Neither the number of C. annulata flying around Iceland nor how they made it to the island country are known. But human transportation is a probable route, according to the NSII. Airplanes have previously brought mosquitoes into the country, though none sparked a new population. The fact that Hjaltason found females and a male suggests the insects could reproduce.
People have been traveling to Iceland for thousands of years without any documented reports of mosquitoes, says entomologist Jessica Ware of the American Museum of Natural History in New York City. The insects are nearly global, yet “the fact that they didn’t [come to Iceland before], and now they are, makes me think it’s from the climate.”
Mosquito ranges have been expanding around the globe, although the extent to which that spread is linked to climate change is unclear. The Arctic region is warming roughly four times as fast as the global average, and Iceland has faced record-breaking heat this year. Whether the insect invaders will survive an Icelandic winter is still an open question.
Iceland’s winters can be harsh — though relatively mild given how far north the island is — with temperatures hovering around freezing and plenty of wind and snow. But C. annulata adults are no strangers to cold and can probably survive in Icelandic conditions, according to the NSII. These insects are widespread across Europe, including Sweden and Finland. They wait out the winter chill as adults, taking shelter in caves, basements or outbuildings such as barns and sheds.

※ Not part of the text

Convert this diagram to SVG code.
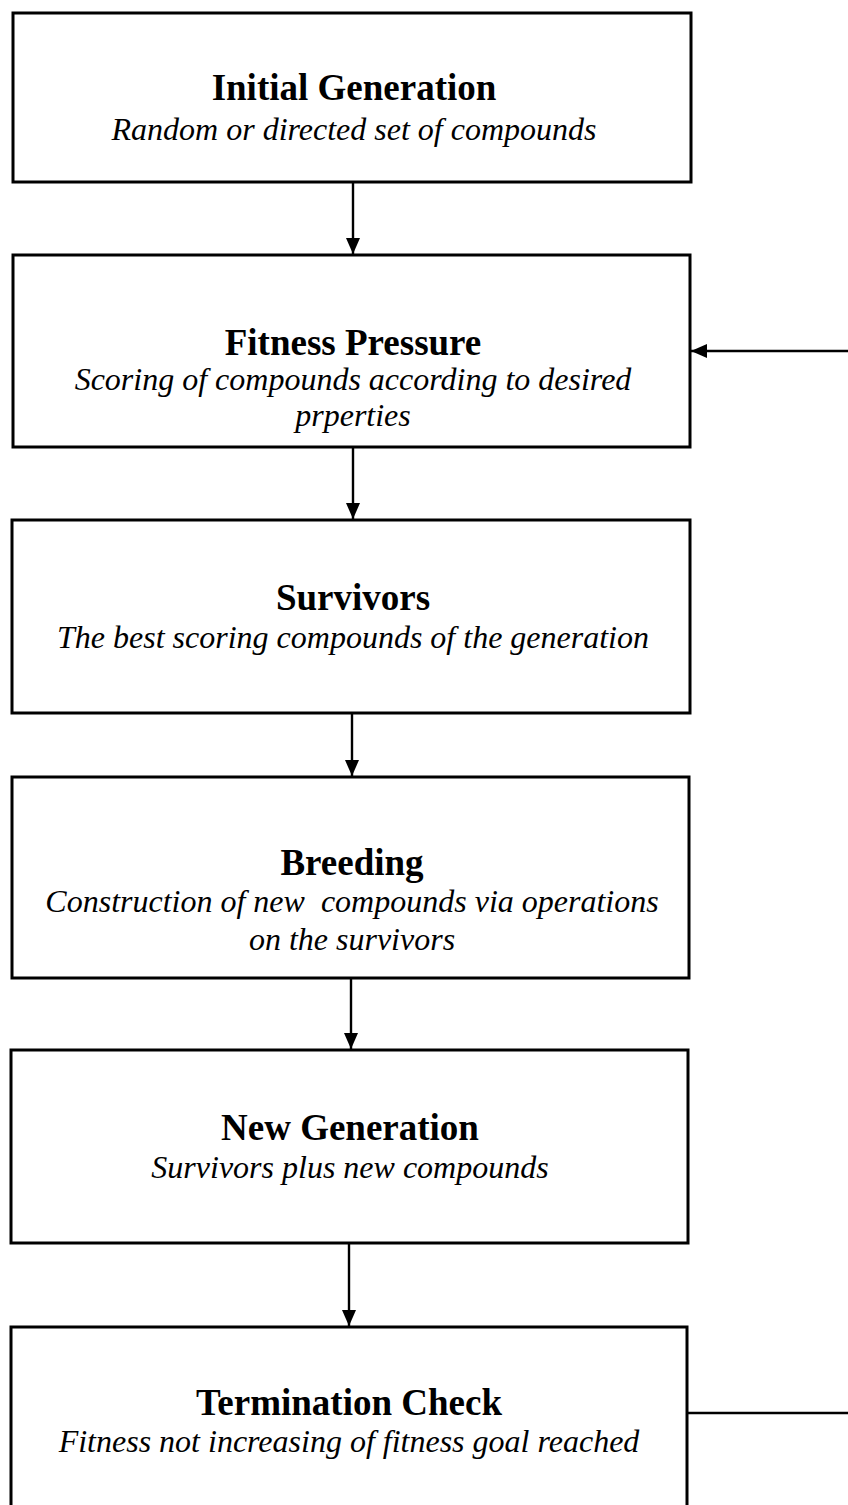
<svg xmlns="http://www.w3.org/2000/svg" width="848" height="1505" viewBox="0 0 848 1505">
<defs>
<style>
.box{fill:#fff;stroke:#000;stroke-width:3}
.t{font-family:"Liberation Serif","Times New Roman",serif;font-weight:bold;font-size:37px;text-anchor:middle;fill:#000}
.s{font-family:"Liberation Serif","Times New Roman",serif;font-style:italic;font-size:32px;text-anchor:middle;fill:#000}
.c{stroke:#000;stroke-width:2.4;fill:none}
</style>
<marker id="ah" viewBox="0 0 16 14" refX="16" refY="7" markerWidth="16" markerHeight="14" markerUnits="userSpaceOnUse" orient="auto">
<path d="M0,0 L16,7 L0,14 z" fill="#000"/>
</marker>
</defs>
<rect width="848" height="1505" fill="#fff"/>
<g id="connectors">
<line class="c" x1="353" y1="182" x2="353" y2="254" marker-end="url(#ah)"/>
<line class="c" x1="353" y1="447" x2="353" y2="519" marker-end="url(#ah)"/>
<line class="c" x1="352" y1="713" x2="352" y2="776" marker-end="url(#ah)"/>
<line class="c" x1="351" y1="978" x2="351" y2="1049" marker-end="url(#ah)"/>
<line class="c" x1="349" y1="1243" x2="349" y2="1326" marker-end="url(#ah)"/>
<line class="c" x1="848" y1="351" x2="691" y2="351" marker-end="url(#ah)"/>
<line class="c" x1="687" y1="1413" x2="848" y2="1413"/>
</g>
<g id="initial-generation">
<rect class="box" x="13" y="13" width="678" height="169"/>
<text class="t" x="354" y="100">Initial Generation</text>
<text class="s" x="354" y="140">Random or directed set of compounds</text>
</g>
<g id="fitness-pressure">
<rect class="box" x="13" y="255" width="677" height="192"/>
<text class="t" x="353" y="355">Fitness Pressure</text>
<text class="s" x="353" y="390">Scoring of compounds according to desired</text>
<text class="s" x="353" y="426">prperties</text>
</g>
<g id="survivors">
<rect class="box" x="12" y="520" width="678" height="193"/>
<text class="t" x="353" y="610">Survivors</text>
<text class="s" x="353" y="648">The best scoring compounds of the generation</text>
</g>
<g id="breeding">
<rect class="box" x="12" y="777" width="677" height="201"/>
<text class="t" x="352" y="875">Breeding</text>
<text class="s" x="352" y="912" xml:space="preserve">Construction of new  compounds via operations</text>
<text class="s" x="352" y="950">on the survivors</text>
</g>
<g id="new-generation">
<rect class="box" x="11" y="1050" width="677" height="193"/>
<text class="t" x="350" y="1140">New Generation</text>
<text class="s" x="350" y="1178">Survivors plus new compounds</text>
</g>
<g id="termination-check">
<rect class="box" x="11" y="1327" width="676" height="200"/>
<text class="t" x="349" y="1415">Termination Check</text>
<text class="s" x="349" y="1452">Fitness not increasing of fitness goal reached</text>
</g>
</svg>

Shifts in the ranges of species can depend partly on random chance, says Kelsey Lyberger, an ecologist at Arizona State University in Mesa. “If it just so happens that those three individuals don’t make it, or the really small number of individuals that have made it over there don’t survive or don’t reproduce, well, there goes your population.”
One possible barrier to mosquito invasions in Iceland may be that the island freezes and thaws multiple times a year. That may endanger adult mosquitoes emerging from their winter hideouts or threaten other species that overwinter as eggs or larvae.
“Some species of mosquitoes are sensitive to those [temperature] fluctuations,” Lyberger says. But if they survive through winter, and if they have a food source, the insects can persist.
It’s also possible that other insects might follow. “A lot of these insects are climate canaries,” Ware says. Dragonflies, for instance, prey on mosquitoes and can quickly change their habitat in response to climate change. If C. annulata makes a home in Iceland, “I wouldn’t be surprised if you start seeing [the Emperor dragonfly (Anax imperator)] and other dragonflies that have changed their ranges dramatically in other parts of northern Europe.”